<<<<

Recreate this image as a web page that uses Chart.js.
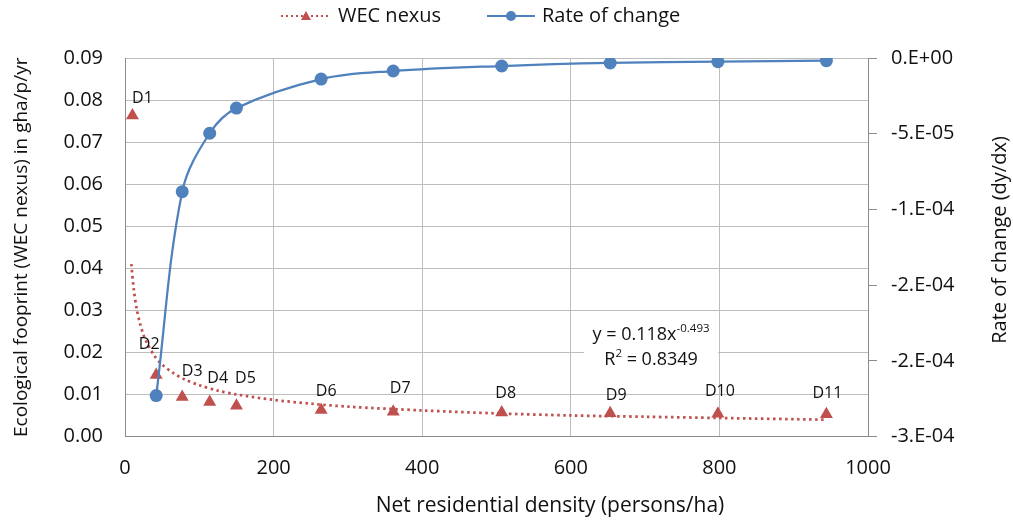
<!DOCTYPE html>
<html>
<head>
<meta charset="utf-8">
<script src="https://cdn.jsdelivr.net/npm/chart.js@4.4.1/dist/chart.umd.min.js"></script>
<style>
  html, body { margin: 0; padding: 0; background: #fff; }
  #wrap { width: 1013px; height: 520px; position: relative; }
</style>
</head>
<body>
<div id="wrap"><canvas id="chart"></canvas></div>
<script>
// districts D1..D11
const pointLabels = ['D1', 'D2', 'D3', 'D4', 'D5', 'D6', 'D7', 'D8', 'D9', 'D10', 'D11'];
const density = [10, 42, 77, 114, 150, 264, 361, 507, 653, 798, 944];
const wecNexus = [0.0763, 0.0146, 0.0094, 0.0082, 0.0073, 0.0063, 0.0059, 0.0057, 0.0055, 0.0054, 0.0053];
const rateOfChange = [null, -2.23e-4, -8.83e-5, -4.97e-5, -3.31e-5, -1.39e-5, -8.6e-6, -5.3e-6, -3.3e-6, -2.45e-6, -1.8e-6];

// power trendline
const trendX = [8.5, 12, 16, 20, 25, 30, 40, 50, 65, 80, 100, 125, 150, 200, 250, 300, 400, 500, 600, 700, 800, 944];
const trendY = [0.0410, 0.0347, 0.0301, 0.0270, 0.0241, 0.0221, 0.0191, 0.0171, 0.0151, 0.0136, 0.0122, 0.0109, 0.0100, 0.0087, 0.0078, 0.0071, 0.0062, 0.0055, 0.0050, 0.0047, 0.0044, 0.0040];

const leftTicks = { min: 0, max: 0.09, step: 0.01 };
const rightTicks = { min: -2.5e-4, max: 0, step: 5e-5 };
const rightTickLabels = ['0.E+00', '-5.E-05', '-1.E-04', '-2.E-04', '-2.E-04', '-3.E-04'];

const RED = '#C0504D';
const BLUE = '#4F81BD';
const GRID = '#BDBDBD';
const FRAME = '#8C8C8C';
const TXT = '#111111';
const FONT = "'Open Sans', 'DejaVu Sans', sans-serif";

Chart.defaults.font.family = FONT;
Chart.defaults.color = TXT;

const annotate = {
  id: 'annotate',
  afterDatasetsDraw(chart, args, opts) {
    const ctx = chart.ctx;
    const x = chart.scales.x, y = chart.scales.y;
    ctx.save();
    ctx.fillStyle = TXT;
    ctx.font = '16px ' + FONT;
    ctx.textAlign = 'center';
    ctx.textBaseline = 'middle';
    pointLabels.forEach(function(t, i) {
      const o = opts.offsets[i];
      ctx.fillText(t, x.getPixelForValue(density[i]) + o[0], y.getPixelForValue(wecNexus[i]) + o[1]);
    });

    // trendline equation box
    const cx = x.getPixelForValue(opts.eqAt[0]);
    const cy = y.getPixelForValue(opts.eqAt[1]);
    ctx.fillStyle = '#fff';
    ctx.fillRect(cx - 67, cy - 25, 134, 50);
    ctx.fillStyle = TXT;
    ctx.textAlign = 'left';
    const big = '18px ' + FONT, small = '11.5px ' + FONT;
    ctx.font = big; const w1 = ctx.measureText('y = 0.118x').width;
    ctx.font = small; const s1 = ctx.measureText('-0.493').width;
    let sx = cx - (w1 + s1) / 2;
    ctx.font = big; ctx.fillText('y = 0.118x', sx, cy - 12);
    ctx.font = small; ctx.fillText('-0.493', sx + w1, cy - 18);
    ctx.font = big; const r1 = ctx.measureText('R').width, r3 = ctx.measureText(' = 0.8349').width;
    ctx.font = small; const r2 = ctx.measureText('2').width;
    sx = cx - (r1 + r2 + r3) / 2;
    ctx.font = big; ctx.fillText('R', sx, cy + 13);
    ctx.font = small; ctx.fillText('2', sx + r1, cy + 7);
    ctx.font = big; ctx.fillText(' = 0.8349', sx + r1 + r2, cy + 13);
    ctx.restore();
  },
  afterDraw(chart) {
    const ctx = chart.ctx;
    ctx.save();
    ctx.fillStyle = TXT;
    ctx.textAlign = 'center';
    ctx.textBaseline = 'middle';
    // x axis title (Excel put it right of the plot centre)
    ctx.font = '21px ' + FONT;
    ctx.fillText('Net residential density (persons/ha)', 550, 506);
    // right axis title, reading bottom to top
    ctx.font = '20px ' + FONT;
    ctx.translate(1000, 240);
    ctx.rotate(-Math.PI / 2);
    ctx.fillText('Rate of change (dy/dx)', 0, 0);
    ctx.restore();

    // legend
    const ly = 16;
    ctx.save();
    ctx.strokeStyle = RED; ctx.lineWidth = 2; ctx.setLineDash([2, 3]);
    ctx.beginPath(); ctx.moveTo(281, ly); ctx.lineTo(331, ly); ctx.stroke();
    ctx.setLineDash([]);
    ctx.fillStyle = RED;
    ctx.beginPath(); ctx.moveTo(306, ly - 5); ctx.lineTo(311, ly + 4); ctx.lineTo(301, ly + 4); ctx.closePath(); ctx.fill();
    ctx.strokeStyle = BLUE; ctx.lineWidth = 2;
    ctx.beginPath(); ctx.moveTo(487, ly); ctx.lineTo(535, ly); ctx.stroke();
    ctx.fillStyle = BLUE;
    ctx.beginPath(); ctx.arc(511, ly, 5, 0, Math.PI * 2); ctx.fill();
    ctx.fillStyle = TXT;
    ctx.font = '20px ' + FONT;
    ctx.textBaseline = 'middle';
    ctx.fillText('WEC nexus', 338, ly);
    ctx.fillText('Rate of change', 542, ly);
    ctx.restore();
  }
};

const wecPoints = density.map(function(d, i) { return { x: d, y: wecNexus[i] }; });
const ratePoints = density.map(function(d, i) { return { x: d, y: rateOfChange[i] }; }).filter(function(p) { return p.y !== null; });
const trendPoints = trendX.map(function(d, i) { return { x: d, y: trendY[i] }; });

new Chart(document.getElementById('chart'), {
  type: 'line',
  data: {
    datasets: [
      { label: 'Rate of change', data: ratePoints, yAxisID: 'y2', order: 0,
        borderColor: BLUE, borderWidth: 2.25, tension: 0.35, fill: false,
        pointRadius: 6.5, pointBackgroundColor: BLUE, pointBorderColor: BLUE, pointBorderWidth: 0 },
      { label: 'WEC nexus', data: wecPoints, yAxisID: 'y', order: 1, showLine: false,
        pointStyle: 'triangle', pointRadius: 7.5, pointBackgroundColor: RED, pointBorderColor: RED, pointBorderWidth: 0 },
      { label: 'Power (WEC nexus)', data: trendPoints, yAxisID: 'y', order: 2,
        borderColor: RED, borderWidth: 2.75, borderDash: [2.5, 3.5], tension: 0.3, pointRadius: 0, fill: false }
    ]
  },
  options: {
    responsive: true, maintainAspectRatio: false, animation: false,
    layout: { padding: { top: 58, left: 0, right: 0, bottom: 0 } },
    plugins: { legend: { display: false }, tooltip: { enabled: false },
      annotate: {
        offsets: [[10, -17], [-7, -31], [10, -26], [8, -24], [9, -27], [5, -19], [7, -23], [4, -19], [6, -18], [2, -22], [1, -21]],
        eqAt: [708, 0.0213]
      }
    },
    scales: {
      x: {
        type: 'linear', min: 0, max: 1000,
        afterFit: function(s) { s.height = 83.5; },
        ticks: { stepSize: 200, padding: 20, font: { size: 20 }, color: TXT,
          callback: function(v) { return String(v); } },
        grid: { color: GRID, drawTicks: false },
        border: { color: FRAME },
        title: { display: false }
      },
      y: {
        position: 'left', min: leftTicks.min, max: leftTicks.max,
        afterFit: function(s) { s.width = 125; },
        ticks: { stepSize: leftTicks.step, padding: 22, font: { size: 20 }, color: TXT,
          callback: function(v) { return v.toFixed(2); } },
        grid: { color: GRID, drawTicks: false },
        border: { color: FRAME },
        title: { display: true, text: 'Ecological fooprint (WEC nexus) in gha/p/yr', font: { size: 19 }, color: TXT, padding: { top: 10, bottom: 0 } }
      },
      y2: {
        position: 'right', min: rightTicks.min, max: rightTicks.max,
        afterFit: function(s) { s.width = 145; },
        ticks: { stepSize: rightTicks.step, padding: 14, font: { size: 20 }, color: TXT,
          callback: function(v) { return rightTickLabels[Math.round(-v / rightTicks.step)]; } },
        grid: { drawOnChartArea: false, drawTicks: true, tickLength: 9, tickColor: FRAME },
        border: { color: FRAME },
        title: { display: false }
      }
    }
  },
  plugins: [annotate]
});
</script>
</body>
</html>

>>>>
<<<<

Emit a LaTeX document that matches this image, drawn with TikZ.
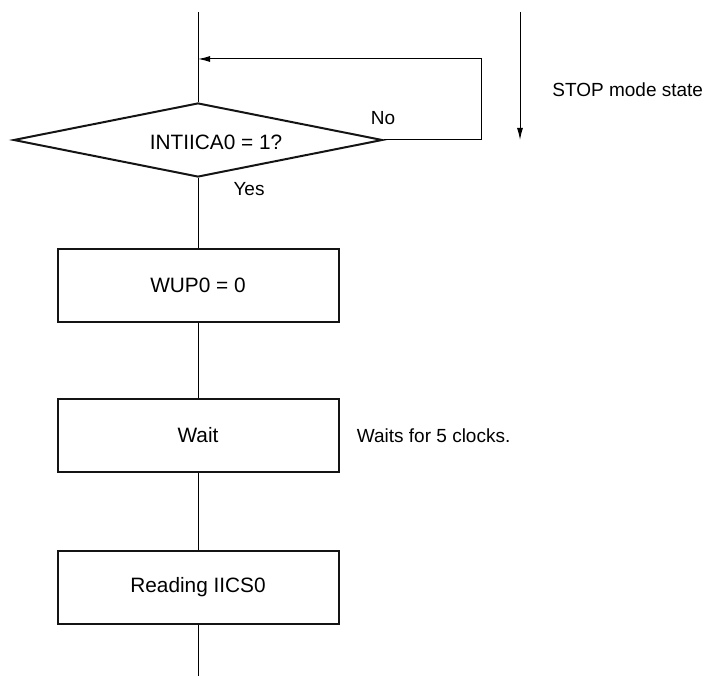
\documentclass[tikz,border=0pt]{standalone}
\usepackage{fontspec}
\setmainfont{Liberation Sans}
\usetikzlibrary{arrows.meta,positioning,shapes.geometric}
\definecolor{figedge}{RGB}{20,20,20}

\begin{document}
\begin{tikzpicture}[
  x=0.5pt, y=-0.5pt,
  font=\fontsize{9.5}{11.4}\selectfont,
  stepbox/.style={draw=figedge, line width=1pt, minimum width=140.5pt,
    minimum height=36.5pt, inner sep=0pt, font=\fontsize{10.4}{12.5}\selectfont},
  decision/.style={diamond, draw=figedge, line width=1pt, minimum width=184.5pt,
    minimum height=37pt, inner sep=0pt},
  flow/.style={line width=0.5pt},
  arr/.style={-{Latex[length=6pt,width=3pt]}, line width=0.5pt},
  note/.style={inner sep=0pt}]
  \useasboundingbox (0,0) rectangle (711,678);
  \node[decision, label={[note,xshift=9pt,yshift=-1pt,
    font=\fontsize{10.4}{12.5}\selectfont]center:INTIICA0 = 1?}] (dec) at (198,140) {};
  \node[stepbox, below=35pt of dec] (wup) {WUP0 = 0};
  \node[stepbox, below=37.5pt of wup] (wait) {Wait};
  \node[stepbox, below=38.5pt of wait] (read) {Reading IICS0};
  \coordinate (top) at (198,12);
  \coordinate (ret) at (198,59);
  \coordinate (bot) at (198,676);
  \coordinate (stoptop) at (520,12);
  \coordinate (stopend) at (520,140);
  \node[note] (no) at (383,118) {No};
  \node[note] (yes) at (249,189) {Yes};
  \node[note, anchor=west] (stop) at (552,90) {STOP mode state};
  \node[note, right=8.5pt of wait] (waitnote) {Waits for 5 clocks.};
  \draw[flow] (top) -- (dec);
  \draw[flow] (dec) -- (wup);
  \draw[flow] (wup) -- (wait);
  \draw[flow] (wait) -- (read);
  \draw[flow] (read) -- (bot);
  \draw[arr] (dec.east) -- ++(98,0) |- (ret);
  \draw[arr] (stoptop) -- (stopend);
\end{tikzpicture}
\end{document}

>>>>

• [Work to be completed]
Nothing but the lines above, starting at the line that contains "Recreate this image" and ending at the line that contains "-3.3e-6, -2.45e-6, -1.8e-6];", should be given again, exactly and without the pictures.

• [Finished task]
Recreate this image as a web page that uses Chart.js.
<!DOCTYPE html>
<html>
<head>
<meta charset="utf-8">
<script src="https://cdn.jsdelivr.net/npm/chart.js@4.4.1/dist/chart.umd.min.js"></script>
<style>
  html, body { margin: 0; padding: 0; background: #fff; }
  #wrap { width: 1013px; height: 520px; position: relative; }
</style>
</head>
<body>
<div id="wrap"><canvas id="chart"></canvas></div>
<script>
// districts D1..D11
const pointLabels = ['D1', 'D2', 'D3', 'D4', 'D5', 'D6', 'D7', 'D8', 'D9', 'D10', 'D11'];
const density = [10, 42, 77, 114, 150, 264, 361, 507, 653, 798, 944];
const wecNexus = [0.0763, 0.0146, 0.0094, 0.0082, 0.0073, 0.0063, 0.0059, 0.0057, 0.0055, 0.0054, 0.0053];
const rateOfChange = [null, -2.23e-4, -8.83e-5, -4.97e-5, -3.31e-5, -1.39e-5, -8.6e-6, -5.3e-6, -3.3e-6, -2.45e-6, -1.8e-6];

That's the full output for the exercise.